What’s the most poorly governed city in the United States?
- San Francisco, where there are “poop patrols“?
- Chicago, which is spending itself into oblivion?
- New York City, home of America’s worst mayor?
Those are all good options, but Seattle may deserve this award. Following municipal elections last November, the City Council is controlled by hard-left members who want to impose the local version of “democratic socialism.”
In a National Review article from February, Christopher Rufo describes their agenda.
Seattle has effectively become the nation’s laboratory for socialist policies. Since the beginning of the year, the socialist faction on the Seattle City Council has proposed a range of policies on taxes, housing, homelessness, and criminal justice that put into practice the national democratic-socialist agenda. In the most recent session, socialist councilwoman Kshama Sawant and her allies have proposed massive new taxes on corporations, unprecedented regulations on landlords (including rent control and a ban on “winter evictions”), the mandated construction of homeless encampments, and the gradual dismantling of the criminal justice system, beginning with the end of cash bail. …In order to consolidate their newfound power, the progressive-socialists have begun to manipulate the democratic process in their own favor: first, by providing all Seattle voters with $100 in taxpayer-funded “democracy vouchers,” which are easily collected by unions, activists, and socialist groups; and second, by implementing a ban on corporate spending in local elections… the progressive-socialists are no longer interested in gaining reasonable concessions; they intend to overthrow capitalism itself.
The Wall Street Journal opined this week on the latest development in Seattle’s suicidal approach.
The economy is on life support, but that isn’t stopping the Seattle City Council from trying to soak employers with a new tax on hiring. …The proposal is a reprise of the council’s 2018 tax on each new hire that was repealed amid public opposition. The new proposal “is 10 times larger than the 2018 version, and it’s also in an economy that’s about 1,000 times worse,” says James Sido of the Downtown Seattle Association…a 1.3% payroll tax on most Seattle businesses with $7 million or more in payroll. …Businesses would be assessed based on the prior year’s payroll, but revenue has cratered this year amid the pandemic. …businesses on the margin that have been forced to lay off or furlough employees may not bring them back if it means crossing that $7 million payroll threshold. The tax would discourage smaller companies from growing in Seattle. …Seattle is the hardest hit city in the U.S., with unemployment rising 105.92% between January and March. Only a socialist would think now is the time to further punish job creation.
Good points.
Though I would add that it’s never a good time to raise taxes and punish job creation.

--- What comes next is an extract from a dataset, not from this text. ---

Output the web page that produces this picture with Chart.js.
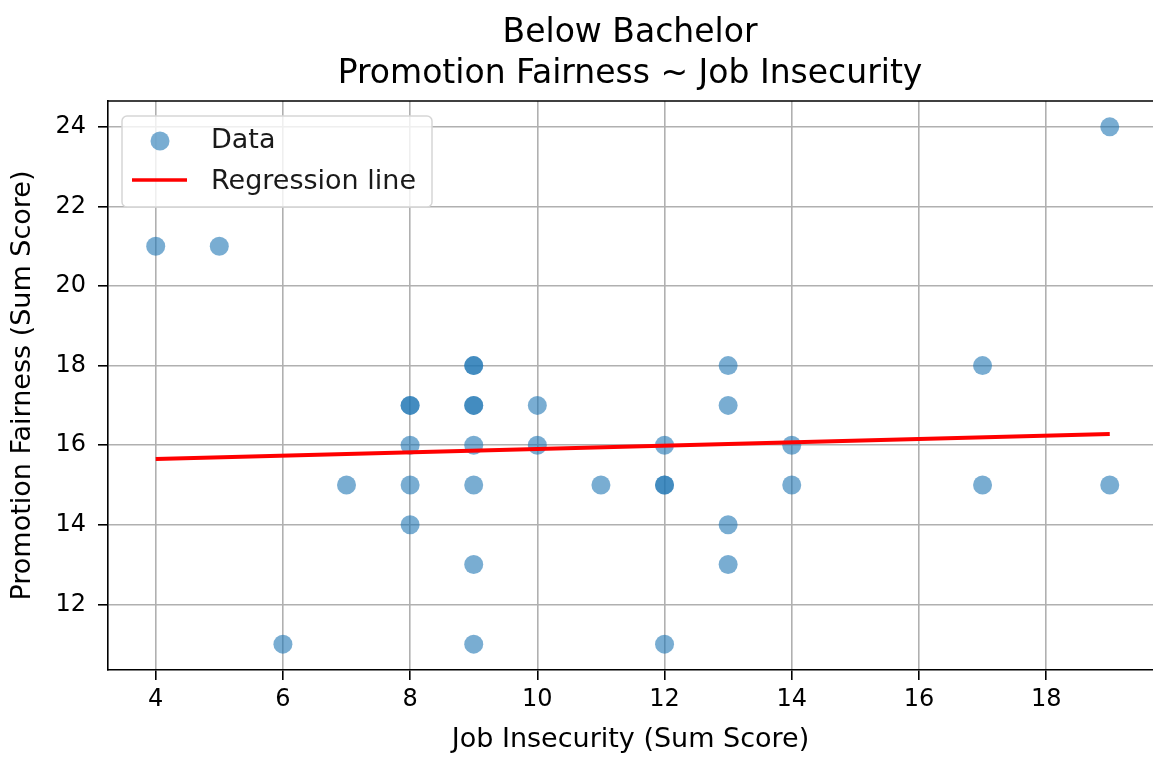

Here’s what the greedy members of the City Council don’t understand (or pretend not to understand):
It’s complicated and difficult to move out of a country.
It’s a potentially expensive hassle to move out of a state.
It’s relatively easy to move out of a city.
And that’s why Seattle’s experiment with socialism is bound to fail.
If the socialists on the City Council impose this tax, there inevitably will be an out-migration of entrepreneurs and businesses to surrounding suburbs. That will be bad for ordinary people in the city (a point that workers in the economy’s productive sector already understand).
And when that happens, I wonder if they’ll learn that it is possible to run out of other people’s money?
P.S. Seattle’s politicians already have destroyed jobs and ruined businesses with a big increase in the minimum wage.
P.P.S. The constitution of the state of Washington prohibits an income tax, so there’s an ongoing debate whether Seattle’s tax grab – if enacted – would survive a court challenge.